One other important point is that the very term "root cause" is extremely harmful in that it presumes a primary failure and already seeds the idea of one bad actor and, by proxy, blame. Systems today are too complex to blame upon one or two things - we operate in a very complicated, "complected" world both in our software and in many organizations.

While there are always technical causes for larger technical failures, I've seen far too many times RCA post-mortems performed that result in witch hunts instead of a solemn contemplation of how things could be better done by everyone. Such an RCA may ignore that a normally careful engineer was overworked by managers, never is lack of relevant monitoring and testing due to budget cuts cited, and you'll certainly never see "teams X and Y collaborated too much" as a reason for failure in these places. Because in a typical workplace, the company's values and culture are never related to a failure. You can't objectively measure how bad or how good a culture is either. Why make it part of post mortems when you don't think it's a failure?

hinkley · on May 28, 2017

I don't recall ever having a manager use the term root cause analysis in the way you are implying. Usually we are looking for the cheapest or most effective process change that will prevent that class of problem happening again.

cyphar · on May 28, 2017

> but a better way to think about it is that airplanes are so safe that an accident' can't occur unless a whole series of things go very specifically wrong.
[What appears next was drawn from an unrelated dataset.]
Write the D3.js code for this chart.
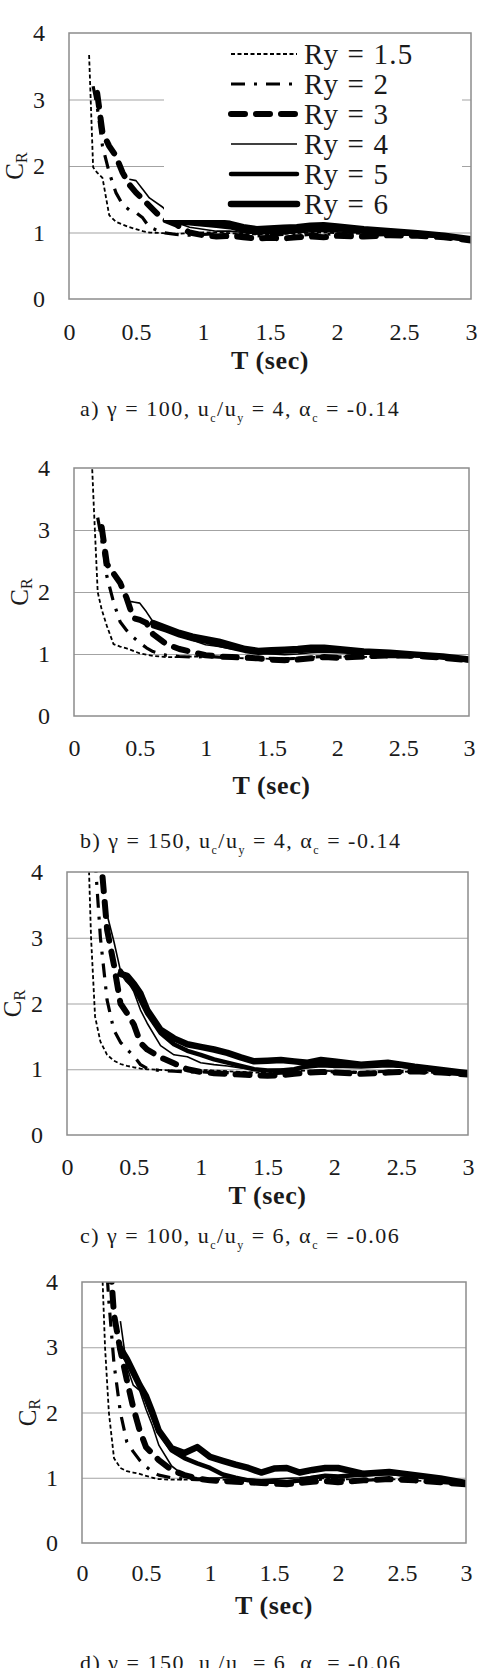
<!DOCTYPE html>
<html>
<head>
<meta charset="utf-8">
<script src="https://cdn.jsdelivr.net/npm/d3@7"></script>
<style>
body { margin: 0; background: #fff; }
svg text { font-family: "Liberation Serif", "Times New Roman", serif; fill: #1a1a1a; white-space: pre; }
</style>
</head>
<body>
<div id="chart"></div>
<script>
// periods T (sec) shared by every series
var periods = [0.13, 0.15, 0.18, 0.21, 0.25, 0.3, 0.35, 0.4, 0.45, 0.5, 0.55, 0.6, 0.7, 0.8, 0.9,
               1.0, 1.1, 1.2, 1.3, 1.4, 1.5, 1.6, 1.7, 1.8, 1.9, 2.0, 2.2, 2.4, 2.6, 2.8, 3.0];
var seriesNames = ["Ry = 1.5", "Ry = 2", "Ry = 3", "Ry = 4", "Ry = 5", "Ry = 6"];
var xTicks = [0, 0.5, 1, 1.5, 2, 2.5, 3];
var yTicks = [0, 1, 2, 3, 4];
var gridValues = [1, 2, 3];
var _ = null;

// a) gamma 100, uc/uy 4
var a_ry15 = [_, 3.67, 1.98, 1.9, 1.82, 1.26, 1.16, 1.12, 1.08, 1.05, 1.02, 1.0, 0.99, 0.98, 0.99, 1.0, 1.0, 0.99, 0.98, 0.97, 0.97, 0.98, 0.99, 1.0, 1.0, 0.99, 0.98, 0.97, 0.96, 0.94, 0.9];
var a_ry2 = [_, _, 3.2, 2.9, 2.3, 1.9, 1.6, 1.42, 1.34, 1.3, 1.22, 1.08, 1.0, 0.97, 0.96, 0.97, 0.98, 0.97, 0.96, 0.95, 0.96, 0.97, 0.96, 0.97, 0.98, 0.97, 0.96, 0.97, 0.96, 0.93, 0.9];
var a_ry3 = [_, _, _, 3.1, 2.5, 2.3, 2.15, 1.9, 1.72, 1.6, 1.5, 1.4, 1.2, 1.12, 1.0, 0.96, 0.94, 0.95, 0.93, 0.91, 0.92, 0.91, 0.93, 0.94, 0.93, 0.95, 0.94, 0.96, 0.95, 0.93, 0.88];
var a_ry4 = [_, _, _, _, _, _, _, _, 1.8, 1.78, 1.65, 1.52, 1.38, 1.15, 1.08, 1.05, 1.02, 1.02, 1.0, 0.98, 0.99, 0.98, 1.0, 1.01, 1.02, 1.01, 0.99, 0.98, 0.97, 0.94, 0.9];
var a_ry5 = [_, _, _, _, _, _, _, _, _, _, _, _, _, 1.15, 1.14, 1.12, 1.1, 1.08, 1.03, 1.0, 1.01, 1.02, 1.03, 1.05, 1.06, 1.05, 1.02, 1.0, 0.97, 0.94, 0.89];
var a_ry6 = [_, _, _, _, _, _, _, _, _, _, _, _, _, 1.17, 1.16, 1.16, 1.15, 1.13, 1.08, 1.05, 1.06, 1.07, 1.08, 1.1, 1.11, 1.09, 1.05, 1.02, 0.99, 0.95, 0.9];

// b) gamma 150, uc/uy 4
var b_ry15 = [4.4, 3.4, 2.0, 1.72, 1.45, 1.16, 1.12, 1.09, 1.05, 1.01, 0.99, 0.97, 0.95, 0.95, 0.96, 0.96, 0.95, 0.94, 0.93, 0.93, 0.92, 0.93, 0.94, 0.95, 0.96, 0.96, 0.95, 0.97, 0.96, 0.93, 0.89];
var b_ry2 = [_, _, 3.2, 2.85, 2.25, 1.84, 1.52, 1.38, 1.27, 1.18, 1.1, 1.04, 0.98, 0.96, 0.95, 0.96, 0.95, 0.94, 0.93, 0.92, 0.93, 0.92, 0.93, 0.95, 0.96, 0.95, 0.94, 0.96, 0.95, 0.93, 0.89];
var b_ry3 = [_, _, _, 3.05, 2.45, 2.3, 2.15, 1.9, 1.58, 1.55, 1.5, 1.32, 1.16, 1.08, 1.03, 0.98, 0.96, 0.95, 0.94, 0.93, 0.91, 0.9, 0.91, 0.93, 0.95, 0.94, 0.96, 0.98, 0.97, 0.94, 0.9];
var b_ry4 = [_, _, _, _, _, _, _, 1.85, 1.84, 1.82, 1.68, 1.52, 1.42, 1.33, 1.22, 1.15, 1.12, 1.08, 1.05, 1.02, 1.0, 0.99, 1.0, 1.02, 1.03, 1.02, 1.0, 0.99, 0.97, 0.94, 0.9];
var b_ry5 = [_, _, _, _, _, _, _, _, _, _, _, 1.45, 1.38, 1.3, 1.24, 1.2, 1.15, 1.1, 1.05, 1.02, 1.03, 1.04, 1.05, 1.06, 1.07, 1.06, 1.03, 1.01, 0.98, 0.95, 0.9];
var b_ry6 = [_, _, _, _, _, _, _, _, _, _, _, 1.5, 1.42, 1.34, 1.28, 1.24, 1.2, 1.14, 1.08, 1.05, 1.06, 1.07, 1.08, 1.1, 1.1, 1.08, 1.04, 1.02, 0.99, 0.96, 0.91];

// c) gamma 100, uc/uy 6
var c_ry15 = [_, 5.0, 3.0, 1.8, 1.42, 1.22, 1.13, 1.08, 1.05, 1.03, 1.01, 1.0, 0.99, 0.98, 0.98, 0.99, 0.98, 0.97, 0.96, 0.95, 0.95, 0.96, 0.97, 0.98, 0.98, 0.97, 0.96, 0.97, 0.96, 0.94, 0.91];
var c_ry2 = [_, _, _, 4.2, 3.0, 2.05, 1.6, 1.41, 1.3, 1.2, 1.07, 1.01, 0.98, 0.97, 0.96, 0.96, 0.95, 0.95, 0.94, 0.94, 0.93, 0.94, 0.95, 0.96, 0.97, 0.96, 0.95, 0.97, 0.96, 0.94, 0.91];
var c_ry3 = [_, _, _, _, 4.3, 3.12, 2.6, 2.0, 1.85, 1.68, 1.4, 1.3, 1.18, 1.09, 1.0, 0.96, 0.94, 0.93, 0.92, 0.91, 0.9, 0.91, 0.93, 0.95, 0.96, 0.95, 0.93, 0.95, 0.97, 0.95, 0.92];
var c_ry4 = [_, _, _, _, _, 3.35, 2.95, 2.5, 2.35, 2.18, 1.9, 1.7, 1.36, 1.22, 1.19, 1.1, 1.07, 1.05, 1.02, 1.0, 0.99, 1.0, 1.01, 1.02, 1.04, 1.03, 1.02, 1.04, 1.02, 0.98, 0.93];
var c_ry5 = [_, _, _, _, _, _, _, 2.5, 2.35, 2.25, 2.05, 1.85, 1.55, 1.38, 1.28, 1.22, 1.15, 1.1, 1.05, 1.0, 0.98, 0.98, 1.0, 1.05, 1.08, 1.05, 1.06, 1.08, 1.03, 0.98, 0.93];
var c_ry6 = [_, _, _, _, _, _, _, 2.45, 2.42, 2.3, 2.15, 1.9, 1.6, 1.47, 1.38, 1.34, 1.3, 1.25, 1.18, 1.12, 1.13, 1.14, 1.12, 1.1, 1.14, 1.12, 1.07, 1.1, 1.04, 0.99, 0.94];

// d) gamma 150, uc/uy 6
var d_ry15 = [_, 4.6, 3.0, 2.0, 1.3, 1.15, 1.1, 1.08, 1.06, 1.03, 1.0, 0.98, 0.97, 0.97, 0.98, 0.98, 0.97, 0.96, 0.95, 0.94, 0.94, 0.95, 0.96, 0.98, 0.99, 0.98, 0.97, 0.98, 0.96, 0.93, 0.9];
var d_ry2 = [_, _, 4.6, 3.7, 2.75, 2.0, 1.55, 1.4, 1.27, 1.17, 1.09, 1.04, 1.0, 0.98, 0.97, 0.97, 0.96, 0.95, 0.94, 0.93, 0.93, 0.94, 0.95, 0.97, 0.98, 0.97, 0.96, 0.98, 0.96, 0.93, 0.9];
var d_ry3 = [_, _, _, 4.6, 3.5, 2.95, 2.5, 2.08, 1.73, 1.47, 1.37, 1.27, 1.12, 1.04, 0.99, 0.96, 0.95, 0.94, 0.93, 0.92, 0.91, 0.9, 0.92, 0.94, 0.95, 0.93, 0.96, 0.98, 0.96, 0.93, 0.9];
var d_ry4 = [_, _, _, _, _, 3.4, 2.7, 2.42, 2.34, 2.05, 1.8, 1.5, 1.18, 1.03, 1.0, 0.99, 1.0, 1.0, 0.98, 0.97, 0.98, 0.99, 1.0, 1.02, 1.04, 1.03, 1.05, 1.06, 1.03, 0.98, 0.92];
var d_ry5 = [_, _, _, _, _, 2.96, 2.8, 2.6, 2.42, 2.2, 1.95, 1.72, 1.42, 1.3, 1.22, 1.15, 1.05, 1.0, 0.96, 0.94, 0.95, 0.93, 0.96, 1.0, 1.03, 1.02, 1.05, 1.07, 1.04, 0.99, 0.92];
var d_ry6 = [_, _, _, _, _, 2.98, 2.82, 2.62, 2.42, 2.25, 2.0, 1.72, 1.45, 1.38, 1.47, 1.32, 1.26, 1.2, 1.15, 1.08, 1.14, 1.15, 1.08, 1.12, 1.15, 1.15, 1.06, 1.09, 1.04, 0.99, 0.92];

var captionLetters = ["a", "b", "c", "d"];
var gammaValues = [100, 150, 100, 150];
var ductilityRatios = [4, 4, 6, 6];
var alphaValues = ["-0.14", "-0.14", "-0.06", "-0.06"];

var lineStyles = [
    {w: 1.8, dash: "4,2.5", cap: "butt"},
    {w: 3.2, dash: "14,9,3,9", cap: "butt"},
    {w: 6, dash: "14,11", cap: "round"},
    {w: 1.6, dash: null, cap: "butt"},
    {w: 4.5, dash: null, cap: "round"},
    {w: 6.5, dash: null, cap: "round"}
];

var panels = [
    {left: 69, top: 33, right: 471, bottom: 299, tickGap: 24, titleY: 360, captionY: 408, series: [a_ry15, a_ry2, a_ry3, a_ry4, a_ry5, a_ry6], legend: true},
    {left: 74, top: 468, right: 469, bottom: 716, tickGap: 23, titleY: 785, captionY: 840, series: [b_ry15, b_ry2, b_ry3, b_ry4, b_ry5, b_ry6]},
    {left: 67, top: 872, right: 468, bottom: 1135, tickGap: 23, titleY: 1195, captionY: 1235, series: [c_ry15, c_ry2, c_ry3, c_ry4, c_ry5, c_ry6]},
    {left: 82, top: 1282, right: 466, bottom: 1543, tickGap: 21, titleY: 1605, captionY: 1662, series: [d_ry15, d_ry2, d_ry3, d_ry4, d_ry5, d_ry6]}
];

var svg = d3.select("#chart").append("svg")
        .attr("width", 488)
        .attr("height", 1668);

function styleLine(sel, st) {
    sel.attr("fill", "none")
        .attr("stroke", "#000")
        .attr("stroke-width", st.w)
        .attr("stroke-linecap", st.cap)
        .attr("stroke-linejoin", "round")
        .attr("stroke-dasharray", st.dash);
}

panels.forEach(function(p, i) {
    var x = d3.scaleLinear().domain([0, 3]).range([p.left, p.right]);
    var y = d3.scaleLinear().domain([0, 4]).range([p.bottom, p.top]);
    var g = svg.append("g");

    // grid
    g.append("g")
        .attr("transform", "translate(" + p.left + ",0)")
        .call(d3.axisLeft(y).tickValues(gridValues).tickSize(-(p.right - p.left)).tickFormat(""))
        .call(function(a) { a.select(".domain").remove(); })
        .selectAll("line").attr("stroke", "#a3a3a3").attr("stroke-width", 1.2);

    // y tick labels
    g.append("g")
        .attr("transform", "translate(" + p.left + ",0)")
        .call(d3.axisLeft(y).tickValues(yTicks).tickSize(0).tickPadding(24).tickFormat(d3.format("")))
        .call(function(a) { a.select(".domain").remove(); })
        .selectAll("text").attr("font-size", 24).attr("font-family", null).attr("fill", "#1a1a1a");

    // x tick labels
    g.append("g")
        .attr("transform", "translate(0," + p.bottom + ")")
        .call(d3.axisBottom(x).tickValues(xTicks).tickSize(0).tickPadding(p.tickGap).tickFormat(d3.format("")))
        .call(function(a) { a.select(".domain").remove(); })
        .selectAll("text").attr("font-size", 24).attr("font-family", null).attr("fill", "#1a1a1a");

    // lines
    var clipId = "clip" + i;
    svg.append("clipPath").attr("id", clipId)
        .append("rect")
        .attr("x", p.left).attr("y", p.top)
        .attr("width", p.right - p.left).attr("height", p.bottom - p.top);

    var line = d3.line()
        .defined(function(d) { return d[1] != null; })
        .x(function(d) { return x(d[0]); })
        .y(function(d) { return y(d[1]); });

    var lg = g.append("g").attr("clip-path", "url(#" + clipId + ")");
    p.series.forEach(function(vals, k) {
        var pts = periods.map(function(t, j) { return [t, vals[j]]; });
        lg.append("path").datum(pts).attr("d", line).call(styleLine, lineStyles[k]);
    });

    // frame
    g.append("rect")
        .attr("x", p.left).attr("y", p.top)
        .attr("width", p.right - p.left).attr("height", p.bottom - p.top)
        .attr("fill", "none").attr("stroke", "#8c8c8c").attr("stroke-width", 1.5);

    // legend
    if (p.legend) {
        var leg = g.append("g");
        leg.append("rect").attr("x", 164).attr("y", 38).attr("width", 298).attr("height", 182).attr("fill", "#fff");
        seriesNames.forEach(function(name, k) {
            var ly = 54 + k * 30;
            leg.append("line").attr("x1", 231).attr("x2", 297).attr("y1", ly).attr("y2", ly)
                .call(styleLine, lineStyles[k]);
            leg.append("text").attr("x", 304).attr("y", ly).attr("dy", "0.33em")
                .attr("font-size", 29).attr("letter-spacing", 1.2).text(name);
        });
    }

    // axis titles
    g.append("text")
        .attr("x", (p.left + p.right) / 2).attr("y", p.titleY).attr("dy", "0.35em")
        .attr("text-anchor", "middle").attr("font-size", 26).attr("font-weight", "bold")
        .attr("letter-spacing", 0.6)
        .text("T (sec)");

    var yl = g.append("text")
        .attr("transform", "translate(" + (p.left - 55) + "," + ((p.top + p.bottom) / 2) + ") rotate(-90)")
        .attr("text-anchor", "middle").attr("dy", "0.35em").attr("font-size", 25);
    yl.append("tspan").text("C");
    yl.append("tspan").attr("font-size", 16).attr("dy", 4).text("R");

    // caption
    var cap = g.append("text").attr("x", 80).attr("y", p.captionY).attr("dy", "0.35em")
        .attr("font-size", 22).attr("letter-spacing", 1.5);
    var parts = [
        [captionLetters[i] + ") γ = " + gammaValues[i] + ", u", false], ["c", true], ["/u", false], ["y", true],
        [" = " + ductilityRatios[i] + ", α", false], ["c", true], [" = " + alphaValues[i], false]
    ];
    var shifted = false;
    parts.forEach(function(pt) {
        var t = cap.append("tspan").text(pt[0]);
        if (pt[1]) { t.attr("font-size", 12).attr("dy", 6); shifted = true; }
        else if (shifted) { t.attr("dy", -6); shifted = false; }
    });
});
</script>
</body>
</html>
As an aside, I met someone who was working on a graph theory problem as their research project, and the application was that you could model the entire process of aircraft control through a state machine using that graph. Effectively they are working on making it mathematically impossible for a crash to occur assuming that a certain process is followed (with safety measures ofc).

jl6 · on May 28, 2017

> assuming that a certain process is followed

The challenge is to avoid pushing all the risk into that assumption. It's easy enough to build a system that never breaks if you're willing to assume perfect behaviour on the part of its dependencies, environment, users and operators.

cyphar · on May 28, 2017

If you've seen how aircraft controllers and pilots work, I think that "following the rules" is a very fair assumption to make. But ignoring that, obviously if implemented there would be fail-safes.
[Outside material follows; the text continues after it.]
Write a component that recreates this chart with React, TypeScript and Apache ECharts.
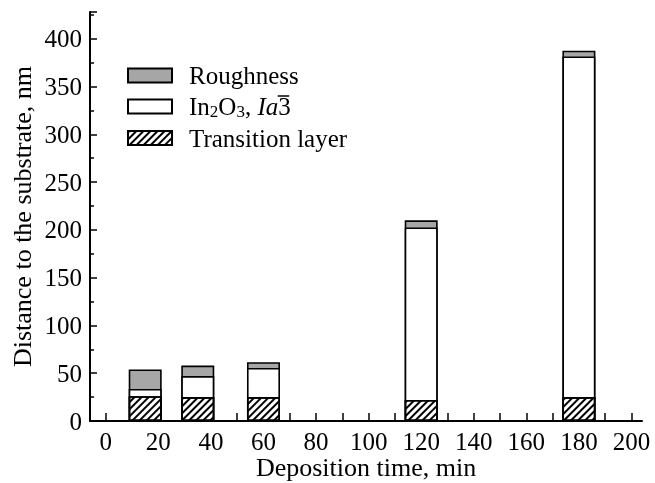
import React, { useEffect, useRef } from "react";
import * as echarts from "echarts";

const depositionTimes = [15, 35, 60, 120, 180];
const transitionLayer = [26, 25, 25, 22, 25];
const in2o3Layer = [7.5, 22, 30.5, 180.5, 356.5];
const roughness = [20.5, 11, 6, 7.5, 6];
const xTickValues = [0, 10, 20, 30, 40, 50, 60, 70, 80, 90, 100, 110, 120, 130, 140, 150, 160, 170, 180, 190, 200];
const xLabelValues = [0, 20, 40, 60, 80, 100, 120, 140, 160, 180, 200];

const FONT = "Liberation Serif";
const LEG_FS = 25;
const SUB_FS = 17;

function measure(text: string, size: number, italic = false): number {
  const c = document.createElement("canvas");
  const ctx = c.getContext("2d");
  if (!ctx) return text.length * size * 0.5;
  ctx.font = (italic ? "italic " : "") + size + "px \"" + FONT + "\"";
  return ctx.measureText(text).width;
}

export default function App() {
  const ref = useRef<HTMLDivElement>(null);
  useEffect(() => {
    if (!ref.current) return;
    const chart = echarts.init(ref.current, undefined, { renderer: "svg" });
    // bars are drawn overlapping from 0 up to the cumulative top of each layer
    const cumIn2o3 = transitionLayer.map((v, i) => v + in2o3Layer[i]);
    const cumTotal = cumIn2o3.map((v, i) => v + roughness[i]);
    const pair = (vals: number[]) => depositionTimes.map((t, i) => [t, vals[i]]);
    const border = { borderColor: "#000", borderWidth: 1.6 };

    const legLeft = 122;
    const textStart = legLeft + 5 + 44 + 5 + 12;
    const before =
      measure("In", LEG_FS) + measure("2", SUB_FS) + measure("O", LEG_FS) + measure("3", SUB_FS) +
      measure(", ", LEG_FS) + measure("Ia", LEG_FS, true);
    const threeW = measure("3", LEG_FS);
    const ox1 = textStart + before + 0.5;
    const ox2 = ox1 + threeW - 1;

    chart.setOption({
      animation: false,
      textStyle: { fontFamily: FONT, color: "#000" },
      grid: { left: 90, right: 13, top: 12, bottom: 62, containLabel: false, outerBoundsMode: "none" },
      legend: {
        orient: "vertical",
        left: legLeft,
        top: 58,
        icon: "rect",
        itemWidth: 44,
        itemHeight: 14,
        itemGap: 6,
        data: ["Roughness", "In2O3", "Transition layer"],
        formatter: (name: string) =>
          name === "In2O3" ? "{n|In}{s|2}{n|O}{s|3}{n|, }{i|Ia}{n|3}" : "{n|" + name + "}",
        textStyle: {
          fontFamily: FONT,
          fontSize: LEG_FS,
          color: "#000",
          padding: [0, 0, 0, 12],
          rich: {
            n: { fontFamily: FONT, fontSize: LEG_FS, color: "#000", lineHeight: 26 },
            s: { fontFamily: FONT, fontSize: SUB_FS, color: "#000", lineHeight: 12, verticalAlign: "bottom" },
            i: { fontFamily: FONT, fontSize: LEG_FS, fontStyle: "italic", color: "#000", lineHeight: 26 },
          },
        },
      },
      xAxis: {
        type: "value",
        min: -6,
        max: 204,
        name: "Deposition time, min",
        nameLocation: "middle",
        nameGap: 33,
        nameMoveOverlap: false,
        nameTextStyle: { fontFamily: FONT, fontSize: 26, color: "#000" },
        axisLine: { show: true, onZero: false, lineStyle: { color: "#000", width: 2 } },
        axisTick: { show: true, inside: true, length: 8, customValues: xTickValues, lineStyle: { color: "#000", width: 1.5 } },
        axisLabel: { customValues: xLabelValues, fontFamily: FONT, fontSize: 25, color: "#000", margin: 8 },
        splitLine: { show: false },
      },
      yAxis: {
        type: "value",
        min: 0,
        max: 428,
        interval: 50,
        name: "Distance to the substrate, nm",
        nameLocation: "middle",
        nameGap: 55,
        nameMoveOverlap: false,
        nameTextStyle: { fontFamily: FONT, fontSize: 26, color: "#000" },
        axisLine: { show: true, onZero: false, lineStyle: { color: "#000", width: 2 } },
        axisTick: { show: true, inside: true, length: 7, lineStyle: { color: "#000", width: 1.5 } },
        minorTick: { show: true, splitNumber: 2, length: 4, lineStyle: { color: "#000", width: 1.5 } },
        axisLabel: { fontFamily: FONT, fontSize: 25, color: "#000", margin: 8, showMaxLabel: false },
        splitLine: { show: false },
      },
      series: [
        {
          name: "Roughness",
          type: "bar",
          barWidth: 33,
          barGap: "-100%",
          data: pair(cumTotal),
          itemStyle: { color: "#a6a6a6", ...border },
        },
        {
          name: "In2O3",
          type: "bar",
          barWidth: 33,
          barGap: "-100%",
          data: pair(cumIn2o3),
          itemStyle: { color: "#fff", ...border },
        },
        {
          name: "Transition layer",
          type: "bar",
          barWidth: 33,
          barGap: "-100%",
          data: pair(transitionLayer),
          itemStyle: {
            color: "#fff",
            ...border,
            decal: {
              symbol: "rect",
              symbolSize: 1,
              color: "#000",
              dashArrayX: [1, 0],
              dashArrayY: [1.4, 2.6],
              rotation: -Math.PI / 4,
            },
          },
        },
      ],
      graphic: [
        {
          type: "line",
          shape: { x1: ox1, y1: 96, x2: ox2, y2: 96 },
          style: { stroke: "#000", lineWidth: 1.5 },
          z: 100,
        },
      ],
    });
    return () => chart.dispose();
  }, []);
  return <div ref={ref} style={{ position: "fixed", left: 0, top: 0, width: 655, height: 483 }} />;
}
> It's easy enough to build a system that never breaks if you're willing to assume perfect behaviour

It isn't though. Seriously, think about how you could safely route several thousand flying hunks of metal through fairly small air corridors (which all have inertia) and you need to maintain strict flight schedules. Then think about how you need to factor in all of the edge cases caused by emergencies on planes (these are all included in the process for flight controllers). Then think how you could mathematically prove that safety.

Yes, it's easier if you assume that people will follow a certain process (and actual flight systems have so many layers of fail-safes that it's ridiculous) but it's definitely not "easy enough".